__DIRECTIONS__: Give the listing again character for character, but drop the images.

__SUPPLIED MATERIAL__:
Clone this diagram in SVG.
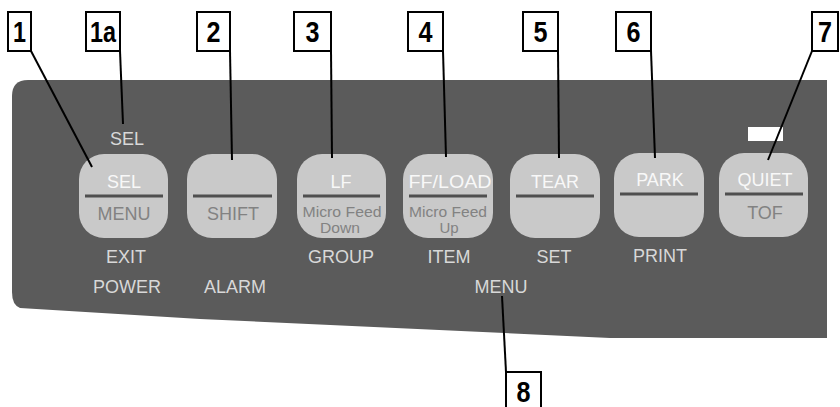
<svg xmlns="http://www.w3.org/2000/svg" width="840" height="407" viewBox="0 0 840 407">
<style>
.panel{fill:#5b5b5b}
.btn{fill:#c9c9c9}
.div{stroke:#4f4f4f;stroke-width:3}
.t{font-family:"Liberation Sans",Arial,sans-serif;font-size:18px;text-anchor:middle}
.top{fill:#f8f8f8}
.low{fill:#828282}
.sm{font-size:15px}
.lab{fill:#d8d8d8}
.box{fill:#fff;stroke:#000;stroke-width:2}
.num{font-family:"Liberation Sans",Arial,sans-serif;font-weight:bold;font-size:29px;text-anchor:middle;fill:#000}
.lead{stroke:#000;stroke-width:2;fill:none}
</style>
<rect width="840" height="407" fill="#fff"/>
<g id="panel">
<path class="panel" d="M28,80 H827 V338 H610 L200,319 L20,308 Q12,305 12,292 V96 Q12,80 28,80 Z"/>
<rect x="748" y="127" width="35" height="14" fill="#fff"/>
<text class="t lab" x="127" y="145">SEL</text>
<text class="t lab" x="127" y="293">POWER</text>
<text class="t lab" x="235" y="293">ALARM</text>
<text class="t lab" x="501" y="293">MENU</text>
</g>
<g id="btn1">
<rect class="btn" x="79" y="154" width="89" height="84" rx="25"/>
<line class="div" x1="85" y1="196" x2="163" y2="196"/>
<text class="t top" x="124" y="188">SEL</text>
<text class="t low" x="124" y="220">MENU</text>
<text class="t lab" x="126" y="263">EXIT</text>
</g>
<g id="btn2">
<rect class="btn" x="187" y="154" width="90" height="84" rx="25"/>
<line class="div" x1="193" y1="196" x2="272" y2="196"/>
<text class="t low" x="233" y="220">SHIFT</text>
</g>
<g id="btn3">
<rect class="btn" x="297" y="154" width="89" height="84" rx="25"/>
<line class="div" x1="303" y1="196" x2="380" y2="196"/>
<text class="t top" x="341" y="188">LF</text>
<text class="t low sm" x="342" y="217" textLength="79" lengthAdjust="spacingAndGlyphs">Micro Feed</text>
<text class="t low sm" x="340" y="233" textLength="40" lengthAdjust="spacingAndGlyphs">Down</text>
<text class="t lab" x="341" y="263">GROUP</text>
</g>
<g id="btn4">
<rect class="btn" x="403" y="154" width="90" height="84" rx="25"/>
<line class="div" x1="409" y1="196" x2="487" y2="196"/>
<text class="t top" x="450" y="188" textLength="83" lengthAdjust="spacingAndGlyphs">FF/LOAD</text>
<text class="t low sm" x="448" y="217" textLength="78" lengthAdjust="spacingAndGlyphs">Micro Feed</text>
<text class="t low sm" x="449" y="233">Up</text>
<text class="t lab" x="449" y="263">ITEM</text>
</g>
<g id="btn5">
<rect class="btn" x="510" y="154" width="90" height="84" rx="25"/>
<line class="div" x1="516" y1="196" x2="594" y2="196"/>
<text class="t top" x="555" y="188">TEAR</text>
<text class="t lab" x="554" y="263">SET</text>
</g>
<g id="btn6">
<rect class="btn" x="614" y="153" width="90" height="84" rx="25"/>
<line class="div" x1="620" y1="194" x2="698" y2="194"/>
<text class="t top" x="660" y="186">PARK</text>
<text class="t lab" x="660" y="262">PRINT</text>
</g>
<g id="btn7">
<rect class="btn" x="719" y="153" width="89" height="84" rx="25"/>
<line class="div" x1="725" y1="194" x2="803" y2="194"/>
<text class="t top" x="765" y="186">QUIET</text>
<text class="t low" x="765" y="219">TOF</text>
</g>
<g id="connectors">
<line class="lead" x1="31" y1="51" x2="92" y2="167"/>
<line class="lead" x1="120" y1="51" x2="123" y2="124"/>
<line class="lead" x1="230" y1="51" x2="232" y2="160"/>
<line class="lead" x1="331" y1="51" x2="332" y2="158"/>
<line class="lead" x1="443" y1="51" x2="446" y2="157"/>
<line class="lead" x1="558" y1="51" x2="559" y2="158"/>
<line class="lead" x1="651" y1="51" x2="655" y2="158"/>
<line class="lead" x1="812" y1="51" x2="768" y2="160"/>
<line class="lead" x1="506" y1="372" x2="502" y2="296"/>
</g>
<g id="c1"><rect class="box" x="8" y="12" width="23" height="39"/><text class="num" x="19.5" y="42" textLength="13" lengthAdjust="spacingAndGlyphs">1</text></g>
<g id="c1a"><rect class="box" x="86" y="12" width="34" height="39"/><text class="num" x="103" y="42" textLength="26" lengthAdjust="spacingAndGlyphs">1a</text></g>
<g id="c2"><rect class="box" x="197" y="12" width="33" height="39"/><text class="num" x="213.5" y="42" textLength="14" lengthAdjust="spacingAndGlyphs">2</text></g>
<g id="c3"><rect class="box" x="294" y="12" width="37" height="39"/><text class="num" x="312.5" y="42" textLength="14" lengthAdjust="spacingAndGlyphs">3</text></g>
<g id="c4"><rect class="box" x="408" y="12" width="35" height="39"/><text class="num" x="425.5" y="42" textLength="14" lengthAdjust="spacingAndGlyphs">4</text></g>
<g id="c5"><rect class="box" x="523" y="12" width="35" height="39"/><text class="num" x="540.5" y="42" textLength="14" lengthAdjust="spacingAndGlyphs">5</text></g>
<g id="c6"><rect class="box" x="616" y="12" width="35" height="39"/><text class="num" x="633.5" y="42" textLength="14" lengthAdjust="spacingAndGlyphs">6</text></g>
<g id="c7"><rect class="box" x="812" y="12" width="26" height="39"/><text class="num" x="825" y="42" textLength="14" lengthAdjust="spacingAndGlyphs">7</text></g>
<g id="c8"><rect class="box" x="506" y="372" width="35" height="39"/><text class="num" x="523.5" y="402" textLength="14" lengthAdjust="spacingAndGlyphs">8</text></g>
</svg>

__REPLY TO THE EXERCISE__:
Clone this diagram in SVG.
<svg xmlns="http://www.w3.org/2000/svg" width="840" height="407" viewBox="0 0 840 407">
<style>
.panel{fill:#5b5b5b}
.btn{fill:#c9c9c9}
.div{stroke:#4f4f4f;stroke-width:3}
.t{font-family:"Liberation Sans",Arial,sans-serif;font-size:18px;text-anchor:middle}
.top{fill:#f8f8f8}
.low{fill:#828282}
.sm{font-size:15px}
.lab{fill:#d8d8d8}
.box{fill:#fff;stroke:#000;stroke-width:2}
.num{font-family:"Liberation Sans",Arial,sans-serif;font-weight:bold;font-size:29px;text-anchor:middle;fill:#000}
.lead{stroke:#000;stroke-width:2;fill:none}
</style>
<rect width="840" height="407" fill="#fff"/>
<g id="panel">
<path class="panel" d="M28,80 H827 V338 H610 L200,319 L20,308 Q12,305 12,292 V96 Q12,80 28,80 Z"/>
<rect x="748" y="127" width="35" height="14" fill="#fff"/>
<text class="t lab" x="127" y="145">SEL</text>
<text class="t lab" x="127" y="293">POWER</text>
<text class="t lab" x="235" y="293">ALARM</text>
<text class="t lab" x="501" y="293">MENU</text>
</g>
<g id="btn1">
<rect class="btn" x="79" y="154" width="89" height="84" rx="25"/>
<line class="div" x1="85" y1="196" x2="163" y2="196"/>
<text class="t top" x="124" y="188">SEL</text>
<text class="t low" x="124" y="220">MENU</text>
<text class="t lab" x="126" y="263">EXIT</text>
</g>
<g id="btn2">
<rect class="btn" x="187" y="154" width="90" height="84" rx="25"/>
<line class="div" x1="193" y1="196" x2="272" y2="196"/>
<text class="t low" x="233" y="220">SHIFT</text>
</g>
<g id="btn3">
<rect class="btn" x="297" y="154" width="89" height="84" rx="25"/>
<line class="div" x1="303" y1="196" x2="380" y2="196"/>
<text class="t top" x="341" y="188">LF</text>
<text class="t low sm" x="342" y="217" textLength="79" lengthAdjust="spacingAndGlyphs">Micro Feed</text>
<text class="t low sm" x="340" y="233" textLength="40" lengthAdjust="spacingAndGlyphs">Down</text>
<text class="t lab" x="341" y="263">GROUP</text>
</g>
<g id="btn4">
<rect class="btn" x="403" y="154" width="90" height="84" rx="25"/>
<line class="div" x1="409" y1="196" x2="487" y2="196"/>
<text class="t top" x="450" y="188" textLength="83" lengthAdjust="spacingAndGlyphs">FF/LOAD</text>
<text class="t low sm" x="448" y="217" textLength="78" lengthAdjust="spacingAndGlyphs">Micro Feed</text>
<text class="t low sm" x="449" y="233">Up</text>
<text class="t lab" x="449" y="263">ITEM</text>
</g>
<g id="btn5">
<rect class="btn" x="510" y="154" width="90" height="84" rx="25"/>
<line class="div" x1="516" y1="196" x2="594" y2="196"/>
<text class="t top" x="555" y="188">TEAR</text>
<text class="t lab" x="554" y="263">SET</text>
</g>
<g id="btn6">
<rect class="btn" x="614" y="153" width="90" height="84" rx="25"/>
<line class="div" x1="620" y1="194" x2="698" y2="194"/>
<text class="t top" x="660" y="186">PARK</text>
<text class="t lab" x="660" y="262">PRINT</text>
</g>
<g id="btn7">
<rect class="btn" x="719" y="153" width="89" height="84" rx="25"/>
<line class="div" x1="725" y1="194" x2="803" y2="194"/>
<text class="t top" x="765" y="186">QUIET</text>
<text class="t low" x="765" y="219">TOF</text>
</g>
<g id="connectors">
<line class="lead" x1="31" y1="51" x2="92" y2="167"/>
<line class="lead" x1="120" y1="51" x2="123" y2="124"/>
<line class="lead" x1="230" y1="51" x2="232" y2="160"/>
<line class="lead" x1="331" y1="51" x2="332" y2="158"/>
<line class="lead" x1="443" y1="51" x2="446" y2="157"/>
<line class="lead" x1="558" y1="51" x2="559" y2="158"/>
<line class="lead" x1="651" y1="51" x2="655" y2="158"/>
<line class="lead" x1="812" y1="51" x2="768" y2="160"/>
<line class="lead" x1="506" y1="372" x2="502" y2="296"/>
</g>
<g id="c1"><rect class="box" x="8" y="12" width="23" height="39"/><text class="num" x="19.5" y="42" textLength="13" lengthAdjust="spacingAndGlyphs">1</text></g>
<g id="c1a"><rect class="box" x="86" y="12" width="34" height="39"/><text class="num" x="103" y="42" textLength="26" lengthAdjust="spacingAndGlyphs">1a</text></g>
<g id="c2"><rect class="box" x="197" y="12" width="33" height="39"/><text class="num" x="213.5" y="42" textLength="14" lengthAdjust="spacingAndGlyphs">2</text></g>
<g id="c3"><rect class="box" x="294" y="12" width="37" height="39"/><text class="num" x="312.5" y="42" textLength="14" lengthAdjust="spacingAndGlyphs">3</text></g>
<g id="c4"><rect class="box" x="408" y="12" width="35" height="39"/><text class="num" x="425.5" y="42" textLength="14" lengthAdjust="spacingAndGlyphs">4</text></g>
<g id="c5"><rect class="box" x="523" y="12" width="35" height="39"/><text class="num" x="540.5" y="42" textLength="14" lengthAdjust="spacingAndGlyphs">5</text></g>
<g id="c6"><rect class="box" x="616" y="12" width="35" height="39"/><text class="num" x="633.5" y="42" textLength="14" lengthAdjust="spacingAndGlyphs">6</text></g>
<g id="c7"><rect class="box" x="812" y="12" width="26" height="39"/><text class="num" x="825" y="42" textLength="14" lengthAdjust="spacingAndGlyphs">7</text></g>
<g id="c8"><rect class="box" x="506" y="372" width="35" height="39"/><text class="num" x="523.5" y="402" textLength="14" lengthAdjust="spacingAndGlyphs">8</text></g>
</svg>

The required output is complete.